This was the 75th Jubilee Concert given by the Wanganui Music Society in the city’s magnificent Concert Chamber, part of the superbly-appointed War Memorial Centre. The concert was one which brought together musicians who were either members of the Society or who had previously contributed to past programmes – so there was a real sense of appropriateness concerning the event’s overall essence and presentation of community performance and guest participation. And though my own connections with the city and its cultural activities were more tenuous,  I felt here a kind of “once-removed” kinship with the efforts of the Society and its artists, being a Palmerstonian by origin and in the past having taken part in similar events in that not-too-far-away sister-city.

To be honest, however, my presence at the concert was largely to do with a particular piece of music being performed that afternoon – Douglas Lilburn’s song-cycle, Sings Harry must be one of the most quintessential Kiwi artistic creations of singular expression ever made, bringing together, as it does, words and music formed out of the flesh and blood, sinews and bones of two this country’s most archetypal creative spirits, Lilburn himself and poet Denis Glover. The Sings Harry poems were the poet’s homespun observations about life made by a once-vigorous old man looking back on his experiences for better or for worse – and six of these poems were taken by the composer and set to music that seemed to many to fit the words like a second skin.

Glover, at first enthused by his friend Lilburn’s settings, gradually came to disapprove of them, at one low point famously and disparagingly characterising the music as “icing on my rock cakes!”. The work has survived all such vicissitudes, but still today doesn’t get performed as often as I, for one, would like to hear it. Which is where this concert came in, offering the chance to hear one of the piece’s most respected and widely-acknowledged exponents, Wellington baritone Roger Wilson, bring it all to life once more, rock-cake, icing and all, for the edification of those who attended this Jubilee event.
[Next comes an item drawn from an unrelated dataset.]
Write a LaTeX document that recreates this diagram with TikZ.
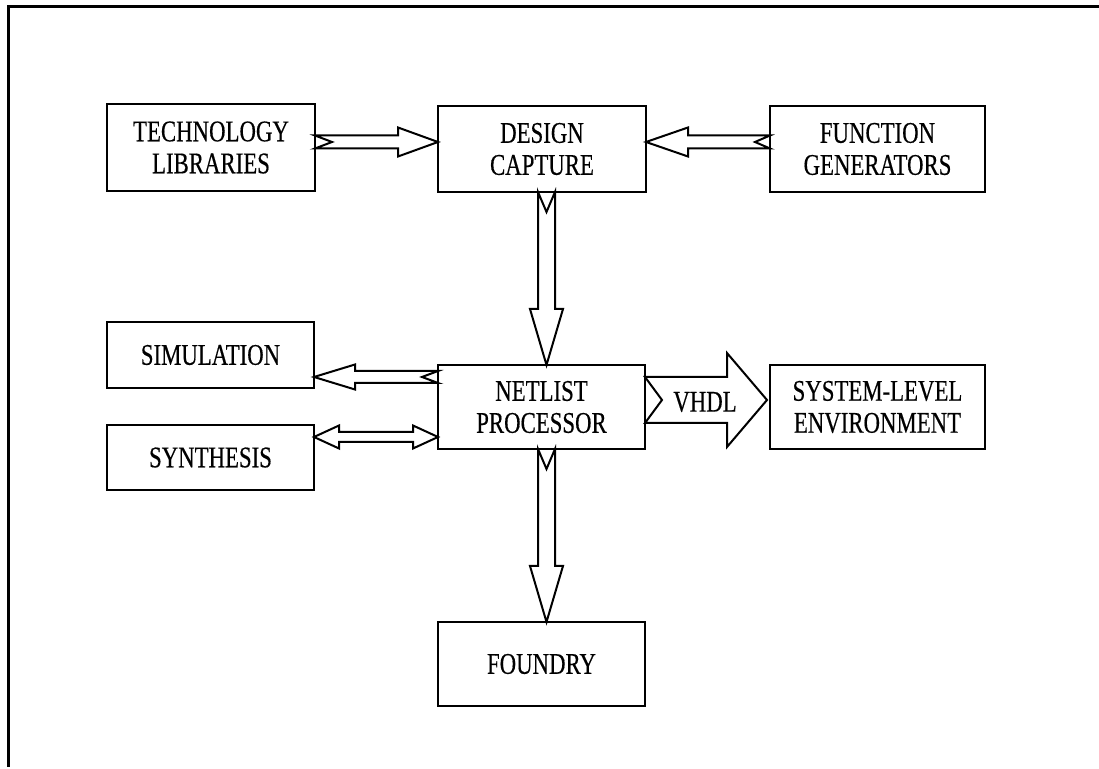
\documentclass[tikz,border=0pt]{standalone}
\usepackage{fontspec}
\newfontfamily\boxfont[FakeStretch=0.76,FakeBold=0.4]{Liberation Serif}
\usetikzlibrary{calc}
\tikzset{
  box/.style={draw, line width=1pt, inner sep=0pt, outer sep=0pt, align=center,
    font=\boxfont\fontsize{15}{16}\selectfont},
  arrowline/.style={draw, line width=1pt, line join=miter},
  lbl/.style={inner sep=0pt, font=\boxfont\fontsize{15}{16}\selectfont},
  frameline/.style={line width=1.5pt}
}
% #1 tail, #2 tip, #3 shaft half width, #4 head half width, #5 head length, #6 notch depth
\newcommand{\myfatarrow}[6]{%
  \path ($(#2)!#5!(#1)$) coordinate (hbtmp);
  \draw[arrowline] ($(#1)!#3!90:(#2)$) -- ($(hbtmp)!#3!90:(#2)$) -- ($(hbtmp)!#4!90:(#2)$)
    -- (#2) -- ($(hbtmp)!#4!-90:(#2)$) -- ($(hbtmp)!#3!-90:(#2)$) -- ($(#1)!#3!-90:(#2)$)
    -- ($(#1)!#6!(#2)$) -- cycle;
}
% #1 end A, #2 end B, #3 shaft half width, #4 head half width, #5 head length
\newcommand{\mydblarrow}[5]{%
  \path ($(#2)!#5!(#1)$) coordinate (hbB) ($(#1)!#5!(#2)$) coordinate (hbA);
  \draw[arrowline] (#1) -- ($(hbA)!#4!90:(#2)$) -- ($(hbA)!#3!90:(#2)$) -- ($(hbB)!#3!90:(#2)$)
    -- ($(hbB)!#4!90:(#2)$) -- (#2) -- ($(hbB)!#4!-90:(#2)$) -- ($(hbB)!#3!-90:(#2)$)
    -- ($(hbA)!#3!-90:(#2)$) -- ($(hbA)!#4!-90:(#2)$) -- cycle;
}
\begin{document}
\begin{tikzpicture}[x=0.5pt,y=-0.5pt]
\useasboundingbox (0,0) rectangle (1099,769);
% frame
\draw[frameline] (1099,7) -- (8,7) -- (8,767);
% boxes
\node[box, minimum width=104pt, minimum height=43.5pt] (tech) at (211,147.5) {TECHNOLOGY\\LIBRARIES};
\node[box, minimum width=104pt, minimum height=43pt] (design) at (542,149) {DESIGN\\CAPTURE};
\node[box, minimum width=107.5pt, minimum height=43pt] (func) at (877.5,149) {FUNCTION\\GENERATORS};
\node[box, minimum width=103.5pt, minimum height=33pt] (sim) at (210.5,355) {SIMULATION};
\node[box, minimum width=103.5pt, minimum height=32.5pt] (synth) at (210.5,457.5) {SYNTHESIS};
\node[box, minimum width=103.5pt, minimum height=42pt] (netlist) at (541.5,407) {NETLIST\\PROCESSOR};
\node[box, minimum width=107.5pt, minimum height=42pt] (sys) at (877.5,407) {SYSTEM-LEVEL\\ENVIRONMENT};
\node[box, minimum width=103.5pt, minimum height=42pt] (foundry) at (541.5,664) {FOUNDRY};
% connector end points
\coordinate (a1) at ($(tech.east)+(0,-5.5)$);
\coordinate (b1) at (design.west |- a1);
\coordinate (a2) at ($(func.west)+(0,-7)$);
\coordinate (b2) at (design.east |- a2);
\coordinate (a3) at ($(design.south)+(4.5,0)$);
\coordinate (b3) at (netlist.north -| a3);
\coordinate (a4) at ($(netlist.south)+(5,0)$);
\coordinate (b4) at (foundry.north -| a4);
\coordinate (a5) at ($(netlist.west)+(0,-30)$);
\coordinate (b5) at (sim.east |- a5);
\coordinate (a6) at ($(synth.east)+(0,-20.5)$);
\coordinate (b6) at (netlist.west |- a6);
\coordinate (a7) at ($(netlist.east)+(0,-7)$);
\coordinate (b7) at ($(sys.west |- a7)+(-3,0)$);
% connectors
\myfatarrow{a1}{b1}{3.25pt}{7.25pt}{20pt}{8.5pt}
\myfatarrow{a2}{b2}{3.25pt}{7.25pt}{21pt}{7.5pt}
\myfatarrow{a3}{b3}{4.25pt}{8.25pt}{28pt}{10pt}
\myfatarrow{a4}{b4}{4.25pt}{8.25pt}{28pt}{10pt}
\myfatarrow{a5}{b5}{3pt}{6.25pt}{20.5pt}{8pt}
\mydblarrow{a6}{b6}{2.5pt}{5.75pt}{12.5pt}
\myfatarrow{a7}{b7}{11.5pt}{23.5pt}{20pt}{8.5pt}
\node[lbl] (vhdl) at (705,402) {VHDL};
\end{tikzpicture}
\end{document}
Another Wellington connection was afforded by a second singer, mezzo-soprano Linden Loader, who’s been in the past a familiar performer in the Capital’s busy round of concerts, if mostly, in my experience, as a member of a vocal ensemble rather than as soloist. Here, though, she took both roles, firstly as a soloist in two of Elgar’s adorable Sea Pictures and a folksong arrangement, My Lagen Love by Hamilton Harty, and then joining Roger Wilson for three vocal duets, one by Brahms and two by Mahler, the latter calling for some “characterful” expression which both singers appeared to relish to the utmost!
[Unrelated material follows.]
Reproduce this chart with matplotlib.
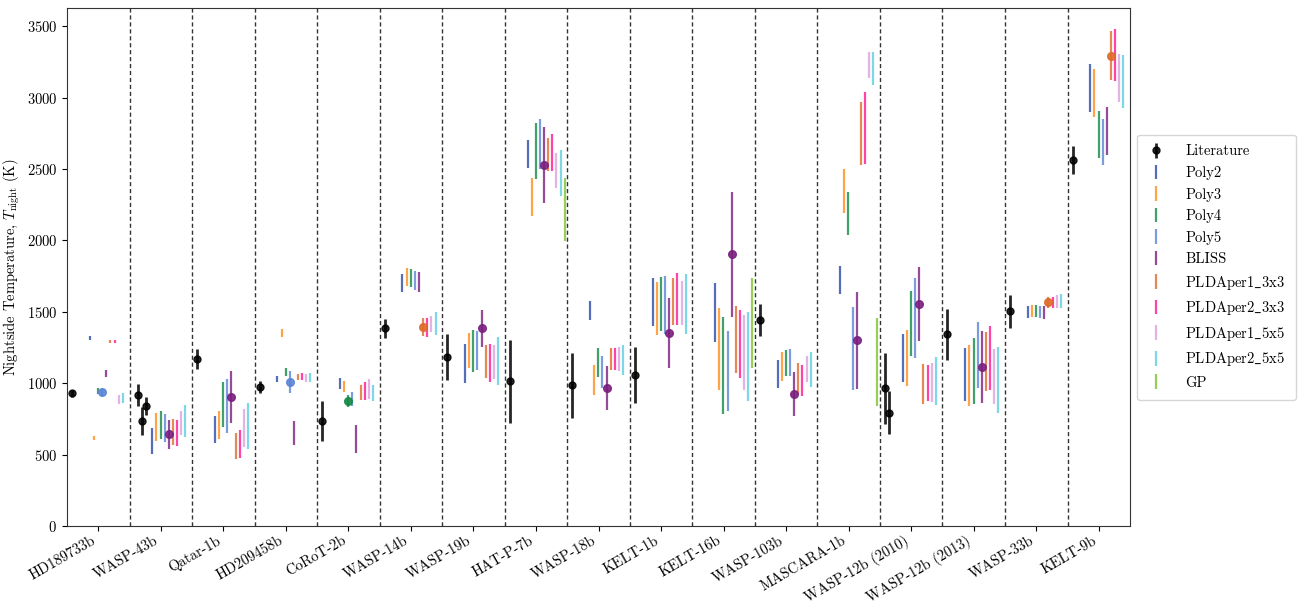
import numpy as np
import matplotlib
matplotlib.use('Agg')
import matplotlib.pyplot as plt

plt.rcParams['font.family'] = 'serif'
plt.rcParams['font.serif'] = ['cmr10', 'DejaVu Serif']
plt.rcParams['mathtext.fontset'] = 'cm'
plt.rcParams['axes.unicode_minus'] = False
plt.rcParams['axes.formatter.use_mathtext'] = True

planets = ['HD189733b', 'WASP-43b', 'Qatar-1b', 'HD209458b', 'CoRoT-2b', 'WASP-14b',
           'WASP-19b', 'HAT-P-7b', 'WASP-18b', 'KELT-1b', 'KELT-16b', 'WASP-103b',
           'MASCARA-1b', 'WASP-12b (2010)', 'WASP-12b (2013)', 'WASP-33b', 'KELT-9b']

# literature nightside temperatures (nan = empty slot)
lit_T = [[930], [np.nan, 919, 735, 842], [1171], [975], [735], [1384], [1185], [1015],
         [985], [1057], [], [1444], [], [964, 793], [1344], [1503], [2562]]
lit_err = [[25], [np.nan, 76, 97, 64], [71], [44], [142], [66], [160], [290],
           [230], [197], [], [110], [], [251, 150], [179], [117], [99]]

nan = np.nan
t_poly2 = [1316, 593, 677, 1029, 999, 1703, 1136, 2606, 1510, 1566, 1498, 1064, 1720, 1178, 1059, 1498, 3066]
e_poly2 = [12, 91, 92, 22, 36, 64, 136, 101, 66, 168, 207, 100, 98, 168, 186, 44, 168]
t_poly3 = [618, 695, 709, 1353, 978, 1743, 1230, 2303, 1022, 1522, 1239, 1118, 2345, 1176, 1055, 1505, 3033]
e_poly3 = [12, 97, 99, 27, 37, 63, 122, 132, 105, 186, 287, 99, 155, 197, 211, 42, 170]
t_poly4 = [945, 709, 852, 1080, 877, 1738, 1225, 2625, 1146, 1556, 1125, 1141, 2189, 1421, 1087, 1505, 2742]
e_poly4 = [23, 97, 159, 27, 44, 62, 147, 195, 103, 189, 337, 90, 149, 227, 233, 43, 163]
t_poly5 = [936, 686, 842, 1011, 891, 1720, 1230, 2676, 1078, 1549, 1087, 1146, 1244, 1456, 1197, 1498, 2690]
e_poly5 = [22, 99, 188, 76, 50, 66, 138, 178, 113, 203, 280, 92, 292, 281, 230, 44, 159]
t_bliss = [1069, 642, 905, 653, 609, 1710, 1384, 2527, 966, 1353, 1902, 926, 1302, 1554, 1113, 1496, 2770]
e_bliss = [23, 104, 182, 84, 99, 72, 128, 267, 153, 243, 439, 152, 340, 259, 254, 45, 168]
t_pld1_3 = [1293, 658, 560, 1043, 936, 1395, 1155, 2602, 1169, 1573, 1307, 1036, 2751, 994, 1153, 1566, 3295]
e_pld1_3 = [10, 92, 90, 22, 52, 61, 115, 113, 78, 165, 232, 109, 220, 138, 209, 41, 174]
t_pld2_3 = [1291, 653, 576, 1048, 945, 1391, 1141, 2616, 1169, 1591, 1276, 1022, 2788, 1003, 1178, 1566, 3299]
e_pld2_3 = [10, 91, 97, 24, 61, 65, 132, 128, 78, 183, 239, 109, 254, 128, 225, 41, 179]
t_pld1_5 = [887, 723, 686, 1038, 959, 1416, 1150, 2490, 1171, 1563, 1216, 1101, 3227, 1006, 1048, 1573, 3136]
e_pld1_5 = [30, 82, 133, 26, 68, 57, 121, 125, 83, 153, 264, 92, 90, 139, 194, 44, 167]
t_pld2_5 = [898, 737, 702, 1041, 933, 1416, 1157, 2473, 1162, 1554, 1190, 1099, 3206, 1013, 1022, 1577, 3113]
e_pld2_5 = [34, 111, 159, 33, 55, 80, 166, 163, 105, 210, 311, 122, 115, 168, 231, 48, 186]
t_gp = [nan, nan, nan, nan, nan, nan, nan, 2217, nan, nan, 1423, nan, 1150, nan, nan, nan, nan]
e_gp = [nan, nan, nan, nan, nan, nan, nan, 218, nan, nan, 317, nan, 307, nan, nan, nan, nan]

model_names = ['Poly2', 'Poly3', 'Poly4', 'Poly5', 'BLISS', 'PLDAper1_3x3',
               'PLDAper2_3x3', 'PLDAper1_5x5', 'PLDAper2_5x5', 'GP']
model_T = [t_poly2, t_poly3, t_poly4, t_poly5, t_bliss, t_pld1_3, t_pld2_3, t_pld1_5, t_pld2_5, t_gp]
model_err = [e_poly2, e_poly3, e_poly4, e_poly5, e_bliss, e_pld1_3, e_pld2_3, e_pld1_5, e_pld2_5, e_gp]

# best model for each planet
best_model = ['Poly5', 'BLISS', 'BLISS', 'Poly5', 'Poly4', 'PLDAper1_3x3', 'BLISS', 'BLISS',
              'BLISS', 'BLISS', 'BLISS', 'BLISS', 'BLISS', 'BLISS', 'BLISS',
              'PLDAper1_3x3', 'PLDAper1_3x3']

colors = ['#2a4aa8', '#ff8c1a', '#138a45', '#5b84d6', '#7a1f7f', '#de6a2a',
          '#ff1493', '#dda0dd', '#5ccfe0', '#7cc42a']

fig = plt.figure(figsize=(13.01, 6.04), dpi=100)
ax = fig.add_axes([0.0515, 0.129, 0.8171, 0.857])

x = np.arange(len(planets))

# literature
first = True
for i in range(len(planets)):
    for j, (t, e) in enumerate(zip(lit_T[i], lit_err[i])):
        if np.isnan(t):
            continue
        ax.errorbar(x[i] - 0.42 + 0.06 * j, t, yerr=e, fmt='o', color='k', ms=5,
                    elinewidth=2, alpha=0.85, label='Literature' if first else None, zorder=3)
        first = False

# models
for k, name in enumerate(model_names):
    xs = x - 0.135 + 0.066 * k
    ax.errorbar(xs, model_T[k], yerr=model_err[k], fmt='none', ecolor=colors[k],
                elinewidth=1.6, alpha=0.8, label=name.replace('_', r'$\_$'))
    sel = [i for i in range(len(planets)) if best_model[i] == name]
    if sel:
        ax.plot(xs[sel], np.array(model_T[k])[sel], 'o', color=colors[k], ms=5.5,
                alpha=0.9, zorder=4)

for i in range(len(planets) - 1):
    ax.axvline(i + 0.5, color='#333333', ls='--', lw=1.0, dashes=(3, 2))

ax.set_xlim(-0.5, len(planets) - 0.5)
ax.set_ylim(0, 3625)
ax.set_xticks(x)
ax.set_xticklabels(planets, rotation=30, ha='right', fontsize=10.5)
ax.tick_params(axis='x', pad=2)
ax.tick_params(axis='y', labelsize=10.5)
ax.set_ylabel(r'Nightside Temperature, $T_{\rm night}$ (K)', fontsize=10.5, labelpad=3)
for s in ax.spines.values():
    s.set_color('#333333')

ax.legend(loc='center left', bbox_to_anchor=(1.0, 0.5), fontsize=10.5,
          handlelength=1.2, handletextpad=1.4, borderpad=0.7, labelspacing=0.52)

fig.savefig('out.png', dpi=100)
The only other performer whose name I knew, having seen and heard her play in Wellington as well, was flutist-cum-pianist Ingrid Culliford, whose prowess as a flutist I’d often seen demonstrated in concert, but not her pianistic skills, which made for a pleasant surprise – her partnership with ‘cellist Annie Hunt created a winning “ebb-and-flow” of emotion in Faure’s Elegy; and while not particularly “appassionato” the playing of Saint-Saens’s work Allegro appassionato by the pair had plenty of wry mischief – an affectionate performance! She also collaborated as a pianist with the excellent young flutist Gerard Burgstaller, in a movement from a Mozart Flute Concerto, and then as a flutist herself with soprano Winifred Livesay in beautifully-voiced and -phrased renderings of American composer Katherine Hoover’s evocative Seven Haiku.
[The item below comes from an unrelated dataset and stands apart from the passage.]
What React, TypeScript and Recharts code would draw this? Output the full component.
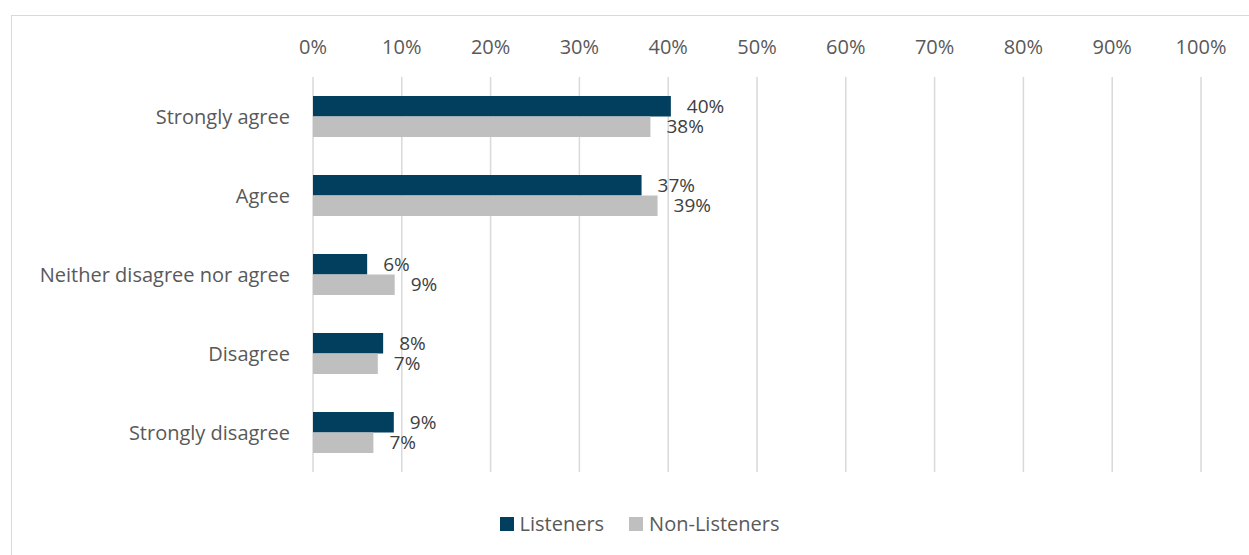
import { BarChart, Bar, XAxis, YAxis, CartesianGrid, LabelList } from 'recharts';

const categories = ['Strongly agree', 'Agree', 'Neither disagree nor agree', 'Disagree', 'Strongly disagree'];
const listeners = [40.3, 37, 6.1, 7.9, 9.1];
const nonListeners = [38, 38.8, 9.2, 7.3, 6.8];
const xTicks = [0, 10, 20, 30, 40, 50, 60, 70, 80, 90, 100];

const SERIES = [
  { key: 'listeners', name: 'Listeners', color: '#023F5F' },
  { key: 'nonListeners', name: 'Non-Listeners', color: '#BFBFBF' },
];

const FONT = '"Open Sans", sans-serif';

const data = categories.map((c, i) => ({ category: c, listeners: listeners[i], nonListeners: nonListeners[i] }));

function LegendBox() {
  return (
    <div style={{position:'absolute', left:0, top:'510px', width:'1279px', display:'flex', justifyContent:'center', alignItems:'center', gap:'25px', fontFamily:FONT, fontSize:'20px', color:'#595959'}}>
      {SERIES.map(s => (
        <div key={s.key} style={{display:'flex', alignItems:'center', gap:'6px'}}>
          <span style={{display:'inline-block', width:'14px', height:'14px', background:s.color}}/>
          <span>{s.name}</span>
        </div>
      ))}
    </div>
  );
}

export default function App() {
  return (
    <div style={{position:'absolute', left:0, top:0, width:'1249px', height:'555px', background:'#fff', overflow:'hidden'}}>
      <div style={{position:'absolute', left:'11px', top:'15px', width:'1260px', height:'600px', border:'1px solid #D9D9D9'}}/>
      <div style={{position:'absolute', left:0, top:0}}>
        <BarChart width={1249} height={555} data={data} layout="vertical"
          margin={{top:17, right:48, bottom:83, left:0}} barGap={0}>
          <CartesianGrid horizontal={false} stroke="#D9D9D9" strokeWidth={1.5}/>
          <XAxis type="number" orientation="top" domain={[0, 100]} ticks={xTicks} height={60}
            axisLine={false} tickLine={false} tickMargin={17} interval={0}
            tickFormatter={(v) => `${v}%`}
            tick={{fill:'#595959', fontSize:20, fontFamily:FONT}}/>
          <YAxis type="category" dataKey="category" width={313}
            axisLine={false} tickLine={false} tickMargin={17}
            tick={{fill:'#595959', fontSize:20, fontFamily:FONT}}/>
          {SERIES.map(s => (
            <Bar key={s.key} dataKey={s.key} name={s.name} fill={s.color} barSize={20.5} isAnimationActive={false}>
              <LabelList dataKey={s.key} position="right" offset={16}
                formatter={(v: number) => `${Math.round(v)}%`}
                style={{fill:'#404040', fontSize:19, fontFamily:FONT}}/>
            </Bar>
          ))}
        </BarChart>
      </div>
      <LegendBox/>
    </div>
  );
}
Other performers brought to life what was in sum a varied and colourful amalgam of music, among them being pianist Kathryn Ennis, possibly the afternoon’s busiest performer! As well as partnering both Linden Loader in music by Elgar and Hamilton Harty, with Roger Wilson joining the pair for vocal duets by Brahms and Mahler, Ennis then later returned with Wilson for Lilburn’s Sings Harry, and, finally, closed the concert with two piano solos, pieces by Liszt and Khachaturian. I though her a sensitive and reliable player, very much enjoying her evocations with Loader of the differing oceanic characters in the Elgar Songs, singer and pianist rich and deep in their response to “Sea Slumber Song”, and creating a bard-like kind of exotic wonderment with “Where Corals Lie”. Harty’s My Lagen Love also teased out the best in singer and pianist, here a winning mix of lyricism and candid expression, with a nicely-moulded piano postscript.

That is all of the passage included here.